__GOAL__:
Return the data exactly, with all pictures removed.

----

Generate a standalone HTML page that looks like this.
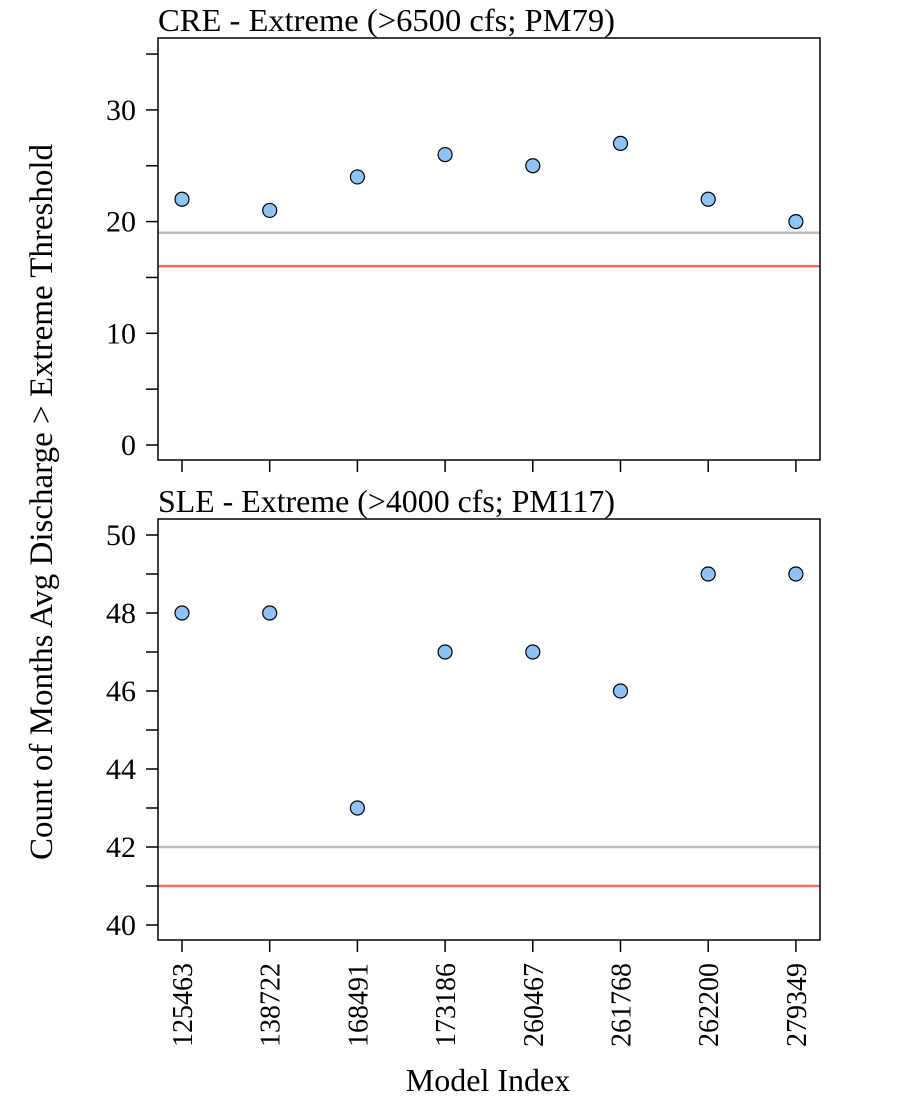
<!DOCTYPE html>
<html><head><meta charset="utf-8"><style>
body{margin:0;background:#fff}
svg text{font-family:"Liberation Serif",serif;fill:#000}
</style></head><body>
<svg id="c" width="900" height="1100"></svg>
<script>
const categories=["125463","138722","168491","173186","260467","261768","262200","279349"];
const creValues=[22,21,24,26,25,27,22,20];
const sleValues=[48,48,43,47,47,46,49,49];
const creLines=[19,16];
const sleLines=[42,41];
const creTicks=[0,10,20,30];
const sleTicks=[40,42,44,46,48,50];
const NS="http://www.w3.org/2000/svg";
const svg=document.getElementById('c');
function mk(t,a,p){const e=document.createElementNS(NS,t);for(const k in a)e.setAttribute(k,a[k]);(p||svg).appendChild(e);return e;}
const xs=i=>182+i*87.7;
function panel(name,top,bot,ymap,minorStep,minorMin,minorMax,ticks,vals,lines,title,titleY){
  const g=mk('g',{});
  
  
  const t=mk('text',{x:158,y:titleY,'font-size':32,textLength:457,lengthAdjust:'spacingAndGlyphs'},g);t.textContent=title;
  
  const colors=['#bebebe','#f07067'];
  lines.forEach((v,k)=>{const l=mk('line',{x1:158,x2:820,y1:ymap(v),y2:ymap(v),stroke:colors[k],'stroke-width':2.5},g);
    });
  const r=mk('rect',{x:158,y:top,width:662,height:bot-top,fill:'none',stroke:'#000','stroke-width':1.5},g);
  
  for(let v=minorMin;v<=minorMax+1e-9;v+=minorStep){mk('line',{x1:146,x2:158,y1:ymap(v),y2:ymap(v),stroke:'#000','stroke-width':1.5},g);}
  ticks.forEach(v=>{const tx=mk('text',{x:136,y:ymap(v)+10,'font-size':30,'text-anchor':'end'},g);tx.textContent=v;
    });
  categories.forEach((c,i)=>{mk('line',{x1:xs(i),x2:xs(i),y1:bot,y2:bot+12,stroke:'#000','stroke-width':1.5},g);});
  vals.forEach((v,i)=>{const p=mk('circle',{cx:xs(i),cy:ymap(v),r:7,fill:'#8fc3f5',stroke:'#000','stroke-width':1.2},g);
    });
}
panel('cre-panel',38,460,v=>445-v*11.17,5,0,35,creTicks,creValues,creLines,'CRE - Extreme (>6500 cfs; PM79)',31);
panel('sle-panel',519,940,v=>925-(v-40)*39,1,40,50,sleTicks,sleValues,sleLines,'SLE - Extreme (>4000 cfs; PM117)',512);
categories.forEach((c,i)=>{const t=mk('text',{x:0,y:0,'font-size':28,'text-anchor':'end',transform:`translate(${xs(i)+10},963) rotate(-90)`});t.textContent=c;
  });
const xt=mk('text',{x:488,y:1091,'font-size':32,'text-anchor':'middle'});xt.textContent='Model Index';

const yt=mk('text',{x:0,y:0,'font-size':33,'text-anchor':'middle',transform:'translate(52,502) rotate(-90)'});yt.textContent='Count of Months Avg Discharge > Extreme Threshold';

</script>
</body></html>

----

__EXERCISE RESULT__:
Generate a standalone HTML page that looks like this.
<!DOCTYPE html>
<html><head><meta charset="utf-8"><style>
body{margin:0;background:#fff}
svg text{font-family:"Liberation Serif",serif;fill:#000}
</style></head><body>
<svg id="c" width="900" height="1100"></svg>
<script>
const categories=["125463","138722","168491","173186","260467","261768","262200","279349"];
const creValues=[22,21,24,26,25,27,22,20];
const sleValues=[48,48,43,47,47,46,49,49];
const creLines=[19,16];
const sleLines=[42,41];
const creTicks=[0,10,20,30];
const sleTicks=[40,42,44,46,48,50];
const NS="http://www.w3.org/2000/svg";
const svg=document.getElementById('c');
function mk(t,a,p){const e=document.createElementNS(NS,t);for(const k in a)e.setAttribute(k,a[k]);(p||svg).appendChild(e);return e;}
const xs=i=>182+i*87.7;
function panel(name,top,bot,ymap,minorStep,minorMin,minorMax,ticks,vals,lines,title,titleY){
  const g=mk('g',{});
  
  
  const t=mk('text',{x:158,y:titleY,'font-size':32,textLength:457,lengthAdjust:'spacingAndGlyphs'},g);t.textContent=title;
  
  const colors=['#bebebe','#f07067'];
  lines.forEach((v,k)=>{const l=mk('line',{x1:158,x2:820,y1:ymap(v),y2:ymap(v),stroke:colors[k],'stroke-width':2.5},g);
    });
  const r=mk('rect',{x:158,y:top,width:662,height:bot-top,fill:'none',stroke:'#000','stroke-width':1.5},g);
  
  for(let v=minorMin;v<=minorMax+1e-9;v+=minorStep){mk('line',{x1:146,x2:158,y1:ymap(v),y2:ymap(v),stroke:'#000','stroke-width':1.5},g);}
  ticks.forEach(v=>{const tx=mk('text',{x:136,y:ymap(v)+10,'font-size':30,'text-anchor':'end'},g);tx.textContent=v;
    });
  categories.forEach((c,i)=>{mk('line',{x1:xs(i),x2:xs(i),y1:bot,y2:bot+12,stroke:'#000','stroke-width':1.5},g);});
  vals.forEach((v,i)=>{const p=mk('circle',{cx:xs(i),cy:ymap(v),r:7,fill:'#8fc3f5',stroke:'#000','stroke-width':1.2},g);
    });
}
panel('cre-panel',38,460,v=>445-v*11.17,5,0,35,creTicks,creValues,creLines,'CRE - Extreme (>6500 cfs; PM79)',31);
panel('sle-panel',519,940,v=>925-(v-40)*39,1,40,50,sleTicks,sleValues,sleLines,'SLE - Extreme (>4000 cfs; PM117)',512);
categories.forEach((c,i)=>{const t=mk('text',{x:0,y:0,'font-size':28,'text-anchor':'end',transform:`translate(${xs(i)+10},963) rotate(-90)`});t.textContent=c;
  });
const xt=mk('text',{x:488,y:1091,'font-size':32,'text-anchor':'middle'});xt.textContent='Model Index';

const yt=mk('text',{x:0,y:0,'font-size':33,'text-anchor':'middle',transform:'translate(52,502) rotate(-90)'});yt.textContent='Count of Months Avg Discharge > Extreme Threshold';

</script>
</body></html>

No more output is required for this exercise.